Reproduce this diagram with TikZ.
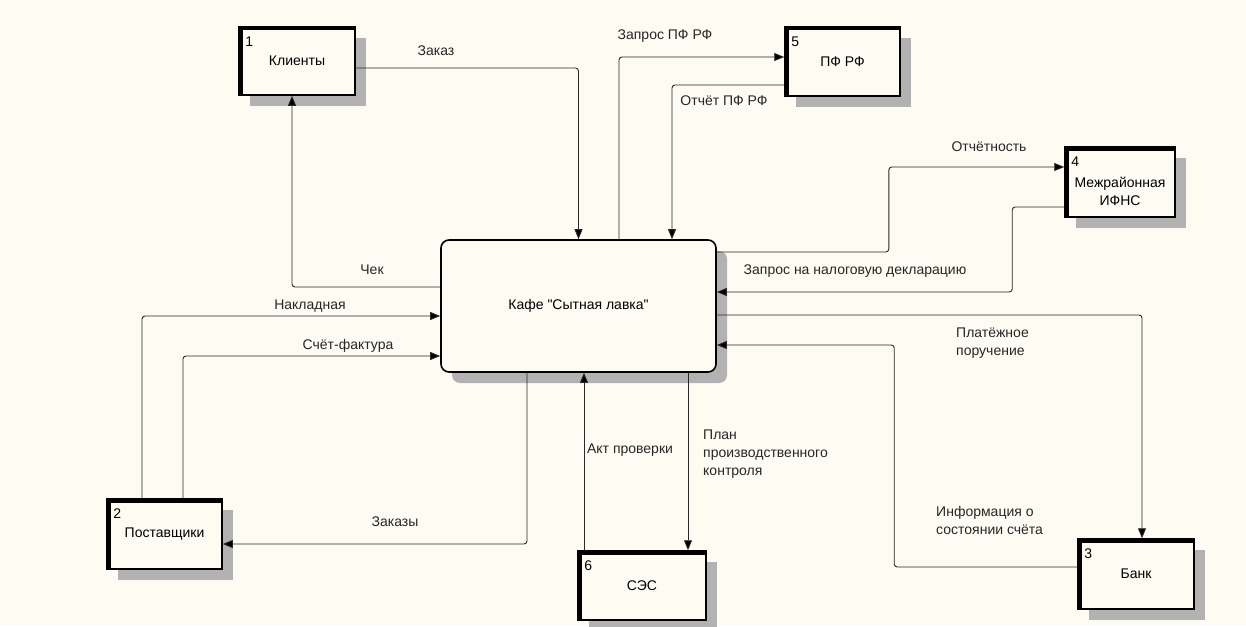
\documentclass[tikz,border=0pt]{standalone}
\usepackage{fontspec}
\setmainfont{Liberation Sans}[Ligatures=TeXOff]
\usetikzlibrary{arrows.meta,shadows}

\definecolor{bgcol}{RGB}{253,251,242}
\definecolor{linecol}{RGB}{40,40,40}

\tikzset{
  boxshadow/.style={general shadow={shadow xshift=11pt,shadow yshift=-11pt,
      fill=black!30}},
  entity/.style={rectangle,draw,line width=1.5pt,fill=bgcol,boxshadow,
      align=center,inner sep=0pt},
  num/.style={anchor=north west,inner sep=0pt,xshift=7pt,yshift=-10pt},
  thickedge/.style={line width=4.5pt,draw=black},
  flowlbl/.style={inner sep=0pt,text=black!85}
}

\begin{document}
\begin{tikzpicture}[x=1pt,y=-1pt,font=\fontsize{14pt}{18pt}\selectfont]
\fill[bgcol] (0,0) rectangle (1246,626);
\useasboundingbox (0,0) rectangle (1246,626);

% the cafe itself
\node[draw,line width=1.6pt,fill=bgcol,rounded corners=8pt,boxshadow,
      minimum width=275pt,minimum height=132pt] (kafe) at (578.5,306) {Кафе "Сытная лавка"};

% external entities
\node[entity,minimum width=116pt,minimum height=68pt,label={[num]north west:1}] (klienty) at (297,61) {Клиенты};
\node[entity,minimum width=115pt,minimum height=70pt,label={[num]north west:2}] (post) at (164.5,534) {Поставщики};
\node[entity,minimum width=116pt,minimum height=70pt,label={[num]north west:3}] (bank) at (1136,574) {Банк};
\node[entity,minimum width=110pt,minimum height=70pt,label={[num]north west:4},
      label={[inner sep=0pt,align=center,yshift=-9pt]center:Межрайонная\\ИФНС}] (ifns) at (1120,182) {};
\node[entity,minimum width=115pt,minimum height=69pt,label={[num]north west:5}] (pfrf) at (842.5,61.5) {ПФ РФ};
\node[entity,minimum width=128pt,minimum height=69pt,label={[num]north west:6}] (ses) at (642,585.5) {СЭС};

\foreach \n in {klienty,post,bank,ifns,pfrf,ses}
    \draw[thickedge] ([xshift=2pt]\n.south west) -- ([shift={(2pt,-2pt)}]\n.north west)
        -- ([yshift=-2pt]\n.north east);

% data flows
\begin{scope}[draw=linecol,line width=0.9pt,rounded corners=3pt,
              -{Triangle[length=10pt,width=8pt,fill=black]}]
    \draw ([yshift=-7pt]klienty.east) -| (kafe.north);
    \draw ([yshift=19pt]kafe.west) -| ([xshift=-5pt]klienty.south);
    \draw ([xshift=-22.5pt]post.north) |- ([yshift=-10pt]kafe.west);
    \draw ([xshift=18.5pt]post.north) |- ([yshift=-50pt]kafe.west);
    \draw ([xshift=-51.5pt]kafe.south) |- ([yshift=-10pt]post.east);
    \draw ([xshift=40.5pt]kafe.north) |- ([yshift=4.5pt]pfrf.west);
    \draw ([yshift=-23.5pt]pfrf.west) -| ([xshift=93.5pt]kafe.north);
    \draw ([yshift=54pt]kafe.east) -- ++(172,0) |- ([yshift=15pt]ifns.west);
    \draw ([yshift=-25pt]ifns.west) -- ++(-52,0) |- ([yshift=14pt]kafe.east);
    \draw ([yshift=-9pt]kafe.east) -| ([xshift=6pt]bank.north);
    \draw ([yshift=7pt]bank.west) -- ++(-183,0) |- ([yshift=-39pt]kafe.east);
    \draw ([xshift=-58pt]ses.north) -- ([xshift=5.5pt]kafe.south);
    \draw ([xshift=109.5pt]kafe.south) -- ([xshift=46pt]ses.north);
\end{scope}

% flow labels
\begin{scope}[every node/.style={flowlbl}]
    \node (l-zakaz) at (436,51) {Заказ};
    \node (l-chek) at (372,270) {Чек};
    \node (l-nakl) at (310,306) {Накладная};
    \node (l-schet) at (348,346) {Счёт-фактура};
    \node (l-zakazy) at (395,522) {Заказы};
    \node (l-zappf) at (665,36) {Запрос ПФ РФ};
    \node (l-otchpf) at (724,101) {Отчёт ПФ РФ};
    \node (l-otchet) at (989,147) {Отчётность};
    \node (l-zapnal) at (855,271) {Запрос на налоговую декларацию};
    \node[anchor=north west,align=left] (l-plat) at (956,328) {Платёжное\\поручение};
    \node[anchor=north west,align=left] (l-info) at (936,506) {Информация о\\состоянии счёта};
    \node (l-akt) at (630,450) {Акт проверки};
    \node[anchor=north west,align=left] (l-plan) at (703,430) {План\\производственного\\контроля};
\end{scope}
\end{tikzpicture}
\end{document}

**STATED TASK:** All of the lines above should be retyped precisely, apart from the pictures.

**WRITTEN SOLUTION:**
Reproduce this diagram with TikZ.
\documentclass[tikz,border=0pt]{standalone}
\usepackage{fontspec}
\setmainfont{Liberation Sans}[Ligatures=TeXOff]
\usetikzlibrary{arrows.meta,shadows}

\definecolor{bgcol}{RGB}{253,251,242}
\definecolor{linecol}{RGB}{40,40,40}

\tikzset{
  boxshadow/.style={general shadow={shadow xshift=11pt,shadow yshift=-11pt,
      fill=black!30}},
  entity/.style={rectangle,draw,line width=1.5pt,fill=bgcol,boxshadow,
      align=center,inner sep=0pt},
  num/.style={anchor=north west,inner sep=0pt,xshift=7pt,yshift=-10pt},
  thickedge/.style={line width=4.5pt,draw=black},
  flowlbl/.style={inner sep=0pt,text=black!85}
}

\begin{document}
\begin{tikzpicture}[x=1pt,y=-1pt,font=\fontsize{14pt}{18pt}\selectfont]
\fill[bgcol] (0,0) rectangle (1246,626);
\useasboundingbox (0,0) rectangle (1246,626);

% the cafe itself
\node[draw,line width=1.6pt,fill=bgcol,rounded corners=8pt,boxshadow,
      minimum width=275pt,minimum height=132pt] (kafe) at (578.5,306) {Кафе "Сытная лавка"};

% external entities
\node[entity,minimum width=116pt,minimum height=68pt,label={[num]north west:1}] (klienty) at (297,61) {Клиенты};
\node[entity,minimum width=115pt,minimum height=70pt,label={[num]north west:2}] (post) at (164.5,534) {Поставщики};
\node[entity,minimum width=116pt,minimum height=70pt,label={[num]north west:3}] (bank) at (1136,574) {Банк};
\node[entity,minimum width=110pt,minimum height=70pt,label={[num]north west:4},
      label={[inner sep=0pt,align=center,yshift=-9pt]center:Межрайонная\\ИФНС}] (ifns) at (1120,182) {};
\node[entity,minimum width=115pt,minimum height=69pt,label={[num]north west:5}] (pfrf) at (842.5,61.5) {ПФ РФ};
\node[entity,minimum width=128pt,minimum height=69pt,label={[num]north west:6}] (ses) at (642,585.5) {СЭС};

\foreach \n in {klienty,post,bank,ifns,pfrf,ses}
    \draw[thickedge] ([xshift=2pt]\n.south west) -- ([shift={(2pt,-2pt)}]\n.north west)
        -- ([yshift=-2pt]\n.north east);

% data flows
\begin{scope}[draw=linecol,line width=0.9pt,rounded corners=3pt,
              -{Triangle[length=10pt,width=8pt,fill=black]}]
    \draw ([yshift=-7pt]klienty.east) -| (kafe.north);
    \draw ([yshift=19pt]kafe.west) -| ([xshift=-5pt]klienty.south);
    \draw ([xshift=-22.5pt]post.north) |- ([yshift=-10pt]kafe.west);
    \draw ([xshift=18.5pt]post.north) |- ([yshift=-50pt]kafe.west);
    \draw ([xshift=-51.5pt]kafe.south) |- ([yshift=-10pt]post.east);
    \draw ([xshift=40.5pt]kafe.north) |- ([yshift=4.5pt]pfrf.west);
    \draw ([yshift=-23.5pt]pfrf.west) -| ([xshift=93.5pt]kafe.north);
    \draw ([yshift=54pt]kafe.east) -- ++(172,0) |- ([yshift=15pt]ifns.west);
    \draw ([yshift=-25pt]ifns.west) -- ++(-52,0) |- ([yshift=14pt]kafe.east);
    \draw ([yshift=-9pt]kafe.east) -| ([xshift=6pt]bank.north);
    \draw ([yshift=7pt]bank.west) -- ++(-183,0) |- ([yshift=-39pt]kafe.east);
    \draw ([xshift=-58pt]ses.north) -- ([xshift=5.5pt]kafe.south);
    \draw ([xshift=109.5pt]kafe.south) -- ([xshift=46pt]ses.north);
\end{scope}

% flow labels
\begin{scope}[every node/.style={flowlbl}]
    \node (l-zakaz) at (436,51) {Заказ};
    \node (l-chek) at (372,270) {Чек};
    \node (l-nakl) at (310,306) {Накладная};
    \node (l-schet) at (348,346) {Счёт-фактура};
    \node (l-zakazy) at (395,522) {Заказы};
    \node (l-zappf) at (665,36) {Запрос ПФ РФ};
    \node (l-otchpf) at (724,101) {Отчёт ПФ РФ};
    \node (l-otchet) at (989,147) {Отчётность};
    \node (l-zapnal) at (855,271) {Запрос на налоговую декларацию};
    \node[anchor=north west,align=left] (l-plat) at (956,328) {Платёжное\\поручение};
    \node[anchor=north west,align=left] (l-info) at (936,506) {Информация о\\состоянии счёта};
    \node (l-akt) at (630,450) {Акт проверки};
    \node[anchor=north west,align=left] (l-plan) at (703,430) {План\\производственного\\контроля};
\end{scope}
\end{tikzpicture}
\end{document}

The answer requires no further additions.